Michael Moore on ABC
After hearing Wendell Potter (formerly of Cigna) describe how he and the rest of the public relations people in the health care industry attempted to diminish Michael Moore when he came out with the brilliant documentary “Sicko”, one wonders how the big banks will handle this:
Moore is right that the system has to be reformed, but there are three levels. First is at the citizen level. We obviously need to make sure everyone has an opportunity to participate in the economy, which means universal education, health care, housing, nutrition, police protection, politcal/organizational rights, and environmental/consumer/worker protection.

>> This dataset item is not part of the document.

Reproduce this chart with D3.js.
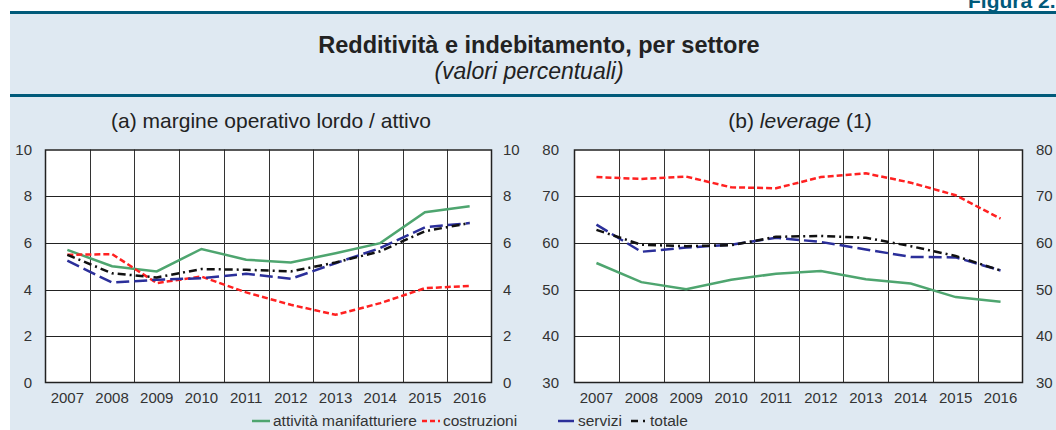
<!DOCTYPE html>
<html>
<head>
<meta charset="utf-8">
<script src="https://cdn.jsdelivr.net/npm/d3@7"></script>
<style>
  body { margin: 0; background: #fff; }
  svg { display: block; font-family: "Liberation Sans", Arial, sans-serif; }
</style>
</head>
<body>
<div id="chart"></div>
<script>

var width = 1056,
    height = 430;

// data
var years = ["2007","2008","2009","2010","2011","2012","2013","2014","2015","2016"];

var margManif = [5.7, 5.0, 4.78, 5.74, 5.28, 5.16, 5.56, 5.99, 7.31, 7.57];
var margCostr = [5.49, 5.52, 4.28, 4.56, 3.88, 3.35, 2.92, 3.42, 4.06, 4.16];
var margServ  = [5.24, 4.3, 4.42, 4.49, 4.68, 4.46, 5.13, 5.78, 6.67, 6.85];
var margTot   = [5.49, 4.7, 4.52, 4.88, 4.85, 4.78, 5.16, 5.64, 6.5, 6.85];

var levManif = [55.7, 51.6, 50.1, 52.1, 53.4, 54.0, 52.2, 51.3, 48.4, 47.4];
var levCostr = [74.1, 73.7, 74.2, 71.9, 71.7, 74.1, 74.9, 72.9, 70.2, 65.2];
var levServ  = [63.9, 58.1, 59.0, 59.6, 61.1, 60.2, 58.6, 57.0, 56.9, 54.1];
var levTot   = [62.8, 59.6, 59.3, 59.5, 61.3, 61.5, 61.1, 59.3, 57.2, 54.1];

var ticksA = [0, 2, 4, 6, 8, 10];
var ticksB = [30, 40, 50, 60, 70, 80];

var seriesNames = ["attività manifatturiere", "costruzioni", "servizi", "totale"];

var styles = [
  {color: "#4ea56f", dash: null},
  {color: "#ff2121", dash: "6,3"},
  {color: "#2b2f9a", dash: "13,5"},
  {color: "#111111", dash: "8,4,2,4"}
];

var svg = d3.select("#chart").append("svg")
    .attr("width", width)
    .attr("height", height);

// header
svg.append("text")
    .attr("x", 968)
    .attr("y", 8)
    .attr("font-size", 21)
    .attr("font-weight", "bold")
    .attr("fill", "#005a7a")
    .text("Figura 2.");

svg.append("rect")
    .attr("x", 10)
    .attr("y", 12)
    .attr("width", width - 10)
    .attr("height", height - 12)
    .attr("fill", "#dfe9f2");

svg.append("rect")
    .attr("x", 10).attr("y", 11)
    .attr("width", width - 10).attr("height", 3)
    .attr("fill", "#005a7a");

svg.append("rect")
    .attr("x", 10).attr("y", 94)
    .attr("width", width - 10).attr("height", 3)
    .attr("fill", "#005a7a");

svg.append("text")
    .attr("x", 539)
    .attr("y", 53)
    .attr("text-anchor", "middle")
    .attr("font-size", 23.5)
    .attr("font-weight", "bold")
    .attr("fill", "#222")
    .text("Redditività e indebitamento, per settore");

svg.append("text")
    .attr("x", 529)
    .attr("y", 79)
    .attr("text-anchor", "middle")
    .attr("font-size", 23)
    .attr("font-style", "italic")
    .attr("fill", "#222")
    .text("(valori percentuali)");

function drawPanel(x0, x1, domain, ticks, data, leftLabelX, rightLabelX) {
  var y0 = 383, y1 = 149.5;

  var x = d3.scaleBand()
      .domain(years)
      .range([x0, x1]);

  var y = d3.scaleLinear()
      .domain(domain)
      .range([y0, y1]);

  var g = svg.append("g");

  g.append("rect")
      .attr("x", x0).attr("y", y1)
      .attr("width", x1 - x0).attr("height", y0 - y1)
      .attr("fill", "#fff");

  // horizontal grid
  g.selectAll(".hgrid")
      .data(ticks.slice(1, -1))
      .enter().append("line")
      .attr("x1", x0).attr("x2", x1)
      .attr("y1", function(d){ return Math.round(y(d)) + 0.5; })
      .attr("y2", function(d){ return Math.round(y(d)) + 0.5; })
      .attr("stroke", "#222")
      .attr("stroke-width", 1);

  // vertical grid between years
  g.selectAll(".vgrid")
      .data(years.slice(1))
      .enter().append("line")
      .attr("x1", function(d){ return Math.round(x(d)) + 0.5; })
      .attr("x2", function(d){ return Math.round(x(d)) + 0.5; })
      .attr("y1", y1).attr("y2", y0)
      .attr("stroke", "#333")
      .attr("stroke-width", 1);

  g.append("rect")
      .attr("x", x0 + 0.5).attr("y", y1 + 0.5)
      .attr("width", x1 - x0 - 1).attr("height", y0 - y1 - 1)
      .attr("fill", "none")
      .attr("stroke", "#222")
      .attr("stroke-width", 1.5);

  // y labels on both sides
  g.selectAll(".ylab")
      .data(ticks)
      .enter().append("text")
      .attr("x", leftLabelX)
      .attr("y", function(d){ return y(d) + 5; })
      .attr("text-anchor", "end")
      .attr("font-size", 15)
      .attr("fill", "#333")
      .text(function(d){ return d; });

  g.selectAll(".ylabr")
      .data(ticks)
      .enter().append("text")
      .attr("x", rightLabelX)
      .attr("y", function(d){ return y(d) + 5; })
      .attr("font-size", 15)
      .attr("fill", "#333")
      .text(function(d){ return d; });

  g.selectAll(".xlab")
      .data(years)
      .enter().append("text")
      .attr("x", function(d){ return x(d) + x.bandwidth() / 2; })
      .attr("y", 403)
      .attr("text-anchor", "middle")
      .attr("font-size", 15)
      .attr("fill", "#333")
      .text(function(d){ return d; });

  var line = d3.line()
      .x(function(d, i){ return x(years[i]) + x.bandwidth() / 2; })
      .y(function(d){ return y(d); });

  data.forEach(function(s, i){
    g.append("path")
        .datum(s)
        .attr("d", line)
        .attr("fill", "none")
        .attr("stroke", styles[i].color)
        .attr("stroke-width", 2.5)
        .attr("stroke-dasharray", styles[i].dash);
  });
}

drawPanel(45, 492, [0, 10], ticksA, [margManif, margCostr, margServ, margTot], 32, 503);
drawPanel(574, 1023, [30, 80], ticksB, [levManif, levCostr, levServ, levTot], 559, 1036);

// panel titles
svg.append("text")
    .attr("x", 271)
    .attr("y", 128)
    .attr("text-anchor", "middle")
    .attr("font-size", 21)
    .attr("fill", "#222")
    .text("(a) margine operativo lordo / attivo");

var tb = svg.append("text")
    .attr("x", 800)
    .attr("y", 128)
    .attr("text-anchor", "middle")
    .attr("font-size", 21)
    .attr("fill", "#222");
tb.append("tspan").text("(b) ");
tb.append("tspan").attr("font-style", "italic").text("leverage");
tb.append("tspan").text(" (1)");

// legend
var legendPos = [
  {x1: 252, x2: 270, tx: 273},
  {x1: 422, x2: 440, tx: 443},
  {x1: 558, x2: 574, tx: 578},
  {x1: 631, x2: 647, tx: 650}
];
var legendDash = [null, "5,3", null, "7,5,2,5"];

var legend = svg.selectAll(".legend")
    .data(seriesNames)
    .enter().append("g");

legend.append("line")
    .attr("x1", function(d, i){ return legendPos[i].x1; })
    .attr("x2", function(d, i){ return legendPos[i].x2; })
    .attr("y1", 421).attr("y2", 421)
    .attr("stroke", function(d, i){ return styles[i].color; })
    .attr("stroke-width", 2.5)
    .attr("stroke-dasharray", function(d, i){ return legendDash[i]; });

legend.append("text")
    .attr("x", function(d, i){ return legendPos[i].tx; })
    .attr("y", 426)
    .attr("font-size", 15.5)
    .attr("fill", "#333")
    .text(function(d){ return d; });

</script>
</body>
</html>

Second is at the level of financial institutions. We must have more transparency for investors, the reinstitution of limits on banking and insurance that were repealed starting in the 1980s, and more shareholder control, among other reforms to create firewalls to limit financial spillover when a crisis hits one sector. Maybe most importantly, we need antitrust law: too big to fail is too big to exist.
But the part that gets often ovelooked is that an investment banker has no incentive to focus long-term. If a young investment banker makes $10 million in one year and then loses his job for taking high risks that lead to losses in the next, he’s still made that $10 million plus his base for the second year. If the people in the system have such an incentive to get rich quick that it doesn’t matter much whether they have a job or whether shareholders are well served over the long haul, we that financial system is destined to repeat the same mistakes we’ve seen in the last decade.
We must change compensation structures and to impose and enforce strong criminal prohibitions on this kind of conduct (risk limits, anti-fraud requirements, unbiased ratings agencies). Failure only guarantees a repeat of what we’ve seen.
Unregulated capitalism isn’t capitalism, it’s fraud with a golden safety net that only saves the big guys.